The answer to the above question is, of course, yes. Despite my cynicism though, Pretty Woman is an enjoyable and feel-good movie with a reliable formula to win over audiences. It’s definitely more rom than com and I could have done with a few more funny moments to improve it, but it’s not sickeningly romantic. Having a prostitute as the protagonist brings a different twist to the classic boy meets girl setup, and it’s refreshing to see her unashamedly flaunting her sexuality rather than the usual timid high-school nerd chasing the handsome sports star scenario. Plus, Vivian would have ended up fine on her own in the end if her and Edward hadn’t got together- she didn’t necessarily need the man to give the story a happy ending nor does she have to change herself to win him over (apart from buying some new clothes). Strong independent woman, amirite? Edward is also an appealing male protagonist: although he’s a successful businessman it’s no secret that he’s lonely and ultimately unfulfilled in his current lifestyle. It’s very easy to root for them as a couple.
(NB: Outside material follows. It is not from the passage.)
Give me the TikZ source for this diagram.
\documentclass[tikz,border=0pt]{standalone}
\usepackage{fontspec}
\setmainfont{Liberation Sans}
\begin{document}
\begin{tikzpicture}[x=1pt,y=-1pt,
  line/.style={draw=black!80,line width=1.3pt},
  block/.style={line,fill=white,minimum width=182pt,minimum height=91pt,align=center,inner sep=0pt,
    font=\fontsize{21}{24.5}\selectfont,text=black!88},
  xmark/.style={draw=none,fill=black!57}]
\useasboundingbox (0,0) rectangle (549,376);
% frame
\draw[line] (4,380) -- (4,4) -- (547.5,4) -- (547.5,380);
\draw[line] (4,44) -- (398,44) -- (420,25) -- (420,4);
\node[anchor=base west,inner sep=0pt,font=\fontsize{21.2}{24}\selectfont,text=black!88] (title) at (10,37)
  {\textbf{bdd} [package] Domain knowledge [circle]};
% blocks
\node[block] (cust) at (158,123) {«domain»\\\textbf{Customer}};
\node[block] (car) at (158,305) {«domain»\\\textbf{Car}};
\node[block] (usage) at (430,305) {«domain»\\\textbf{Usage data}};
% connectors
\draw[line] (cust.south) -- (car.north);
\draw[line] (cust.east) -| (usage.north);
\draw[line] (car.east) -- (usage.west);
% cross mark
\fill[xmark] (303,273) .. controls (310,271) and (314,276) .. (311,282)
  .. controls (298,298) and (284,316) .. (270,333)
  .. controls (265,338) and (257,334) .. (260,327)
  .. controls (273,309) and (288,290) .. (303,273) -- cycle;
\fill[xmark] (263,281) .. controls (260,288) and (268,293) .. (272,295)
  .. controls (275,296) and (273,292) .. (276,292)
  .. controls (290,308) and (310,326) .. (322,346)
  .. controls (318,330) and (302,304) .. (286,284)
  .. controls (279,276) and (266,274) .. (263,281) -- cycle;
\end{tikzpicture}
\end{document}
Although the storyline is primarily about a man who hires a prostitute for a week it’s mostly a family friendly movie, and while it’s rated a 15 it would probably be suitable for kids slightly younger. In short, I would have no qualms with watching this with my parents so it can’t be that scandalous.

Easy plot, non-stressful storyline, classic 90s fashion, likeable characters- I’m going to hate myself for using this expression but it’s ideal for a “girls night in” (urgh). Plus there’s nothing like getting your own back on someone by buying a sassy new outfit- watch it just for the satisfaction of that classic shopping scene.

3.5 stars

Kingsman: The Golden Circle (2017)

Director: Matthew Vaughn Cast: Taron Egerton, Colin Firth, Mark Strong, Julianne Moore, Halle Berry, Jeff Bridges, Channing Tatum, Pedro Pascal

In the follow-up to everyone’s surprise favourite film of 2014, Kingsman: The Secret Service, Eggsy is now a fully-fledged agent but is forced to head to the US after the Kingsman headquarters are destroyed. Once in Kentucky, he teams up with agents from Kingsman’s American counterpart Statesman to bring down an eccentric drugs kingpin.
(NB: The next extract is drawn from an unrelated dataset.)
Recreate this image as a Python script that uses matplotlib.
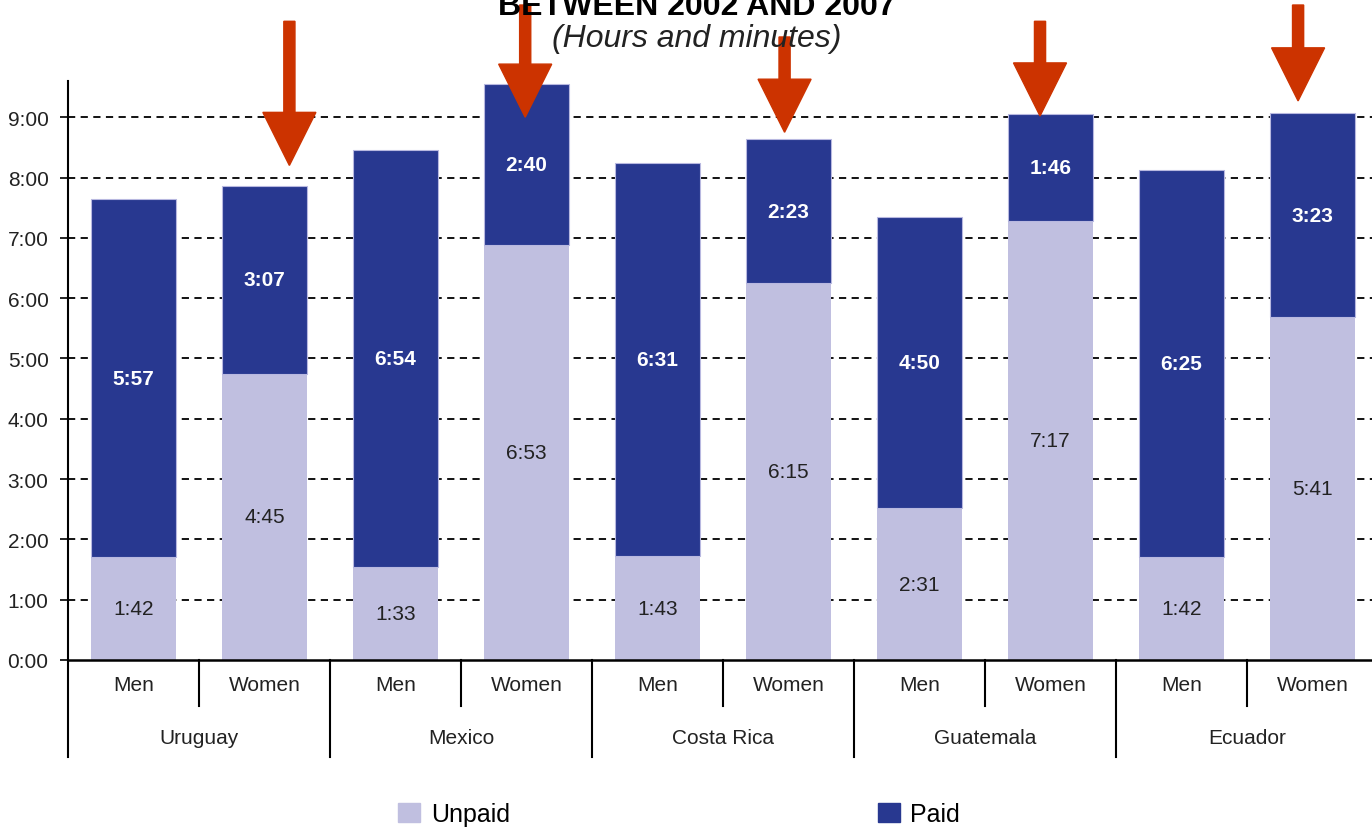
import matplotlib
matplotlib.use("Agg")
import matplotlib.pyplot as plt
import matplotlib.transforms as mtransforms
from matplotlib.patches import Patch
import numpy as np

plt.rcParams['font.family'] = ['Liberation Sans', 'DejaVu Sans']

countries = ['Uruguay', 'Mexico', 'Costa Rica', 'Guatemala', 'Ecuador']
sexes = ['Men', 'Women']

# hours:minutes, order = Men, Women for each country
unpaid = ['1:42', '4:45', '1:33', '6:53', '1:43', '6:15', '2:31', '7:17', '1:42', '5:41']
paid = ['5:57', '3:07', '6:54', '2:40', '6:31', '2:23', '4:50', '1:46', '6:25', '3:23']

y_ticks = ['0:00', '1:00', '2:00', '3:00', '4:00', '5:00', '6:00', '7:00', '8:00', '9:00']

# red arrows over the women bars: tip / tail height (hours) and x shift
arrow_tip = [8.20, 9.00, 8.75, 9.02, 9.27]
arrow_tail = [10.59, 10.86, 10.33, 10.59, 10.86]
arrow_dx = [0.19, -0.01, -0.03, -0.08, -0.11]

UNPAID_C = '#c0bfe0'
PAID_C = '#283890'
ARROW_C = '#cc3300'


def to_hours(s):
    h, m = s.split(':')
    return int(h) + int(m) / 60.0


unpaid_h = np.array([to_hours(s) for s in unpaid])
paid_h = np.array([to_hours(s) for s in paid])
x = np.arange(len(unpaid))

fig = plt.figure(figsize=(13.72, 8.28), dpi=100)
ax = fig.add_axes([68 / 1372, 167 / 828, 1310 / 1372, 579 / 828])

ax.bar(x, unpaid_h, width=0.65, color=UNPAID_C, zorder=2)
ax.bar(x, paid_h, bottom=unpaid_h, width=0.65, color=PAID_C,
       edgecolor='#b8b8e0', linewidth=0.8, zorder=2)

for xi, u, p, us, ps in zip(x, unpaid_h, paid_h, unpaid, paid):
    ax.text(xi, u / 2, us, ha='center', va='center', fontsize=15, color='#222222', zorder=3)
    ax.text(xi, u + p / 2, ps, ha='center', va='center', fontsize=15,
            color='white', fontweight='bold', zorder=3)

ax.set_xlim(-0.5, 9.5)
ax.set_ylim(0, 9.6)
ax.set_yticks(range(len(y_ticks)))
ax.set_yticklabels(y_ticks, fontsize=15, color='#222222')
ax.tick_params(axis='y', direction='out', length=6, width=1.2, pad=8)
ax.set_xticks([])
for yv in range(1, 10):
    ax.axhline(yv, color='black', linestyle=(0, (4, 3)), linewidth=1.3, zorder=1)

for s in ['top', 'right']:
    ax.spines[s].set_visible(False)
ax.spines['left'].set_linewidth(1.5)
ax.spines['bottom'].set_linewidth(1.8)

# two level category axis
trans = mtransforms.blended_transform_factory(ax.transData, ax.transAxes)
for i in range(len(countries)):
    ax.plot([2 * i - 0.5, 2 * i - 0.5], [0, -0.1675], color='black', lw=1.5,
            transform=trans, clip_on=False)
    ax.plot([2 * i + 0.5, 2 * i + 0.5], [0, -0.0794], color='black', lw=1.5,
            transform=trans, clip_on=False)
    ax.text(2 * i + 0.5, -0.133, countries[i], transform=trans, ha='center',
            va='center', fontsize=15, color='#222222')
    for j, sx in enumerate(sexes):
        ax.text(2 * i + j, -0.0415, sx, transform=trans, ha='center',
                va='center', fontsize=15, color='#222222')

# arrows
for i in range(len(countries)):
    xa = 2 * i + 1 + arrow_dx[i]
    ax.arrow(xa, arrow_tail[i], 0, arrow_tip[i] - arrow_tail[i], width=0.085,
             head_width=0.405, head_length=0.88, length_includes_head=True,
             color=ARROW_C, clip_on=False, zorder=5)

fig.text(0.508, 1 - 15 / 828, 'BETWEEN 2002 AND 2007', ha='center', va='baseline',
         fontsize=23, fontweight='bold')
fig.text(0.508, 1 - 47 / 828, '(Hours and minutes)', ha='center', va='baseline',
         fontsize=23, fontstyle='italic', color='#222222')

handles = [Patch(color=UNPAID_C, label='Unpaid'), Patch(color=PAID_C, label='Paid')]
fig.legend(handles=handles, loc='center left', bbox_to_anchor=(398 / 1372, 13 / 828),
           ncol=2, frameon=False, fontsize=18, handlelength=0.88, handleheight=0.8,
           handletextpad=0.44, columnspacing=14.7, borderpad=0, borderaxespad=0)

fig.savefig('out.png', dpi=100)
I think it’s fair to say that a lot of people were pleasantly surprised about how much they enjoyed the first Kingsman. And while sequels often require lowered expectations, I found The Golden Circle to be a worthy second round. One of my favourite features of the first movie was the way they filmed the action sequences, swapping between fast and slow-motion, close-ups and zooming in and out, and so I was pleased that they’d put a few more sequences like that into  this one- although I think any more would have been overkill and it would have lost its effect. Overall it makes the action look very cool and slick, and it’s fun to see the action in detail rather than just one long shot of the scene.

I think this film is funnier than the first, which means I did enjoy it but I found that more of the focus was on the comedy than the plot. The main villain storyline is good, but I didn’t find it to be the main focus of the film. Rather, the plot was more of mechanism to get in the jokes and action sequences. For example on the surface there’s no real reason why Elton John would be in this film, as plot-wise if he wasn’t in it it wouldn’t really have made a difference, but somehow it works and actually he has some really funny moments. I did well up a little when Eggsy and Harry reunited though (slight spoiler but not really as he’s in the trailer- yes, Colin Firth is not dead) and there was quite a focus on the characters and their relationships, which is something I liked about the first film.

As with the first movie, it’s definitely for adults (a guilty-pleasure James Bond, if you will) so not family viewing, but a great shout for an easy-to-watch light-hearted action movie. I would definitely watch it again, and at the end they set it up for a third movie in the franchise so I’m absolutely looking forward to that.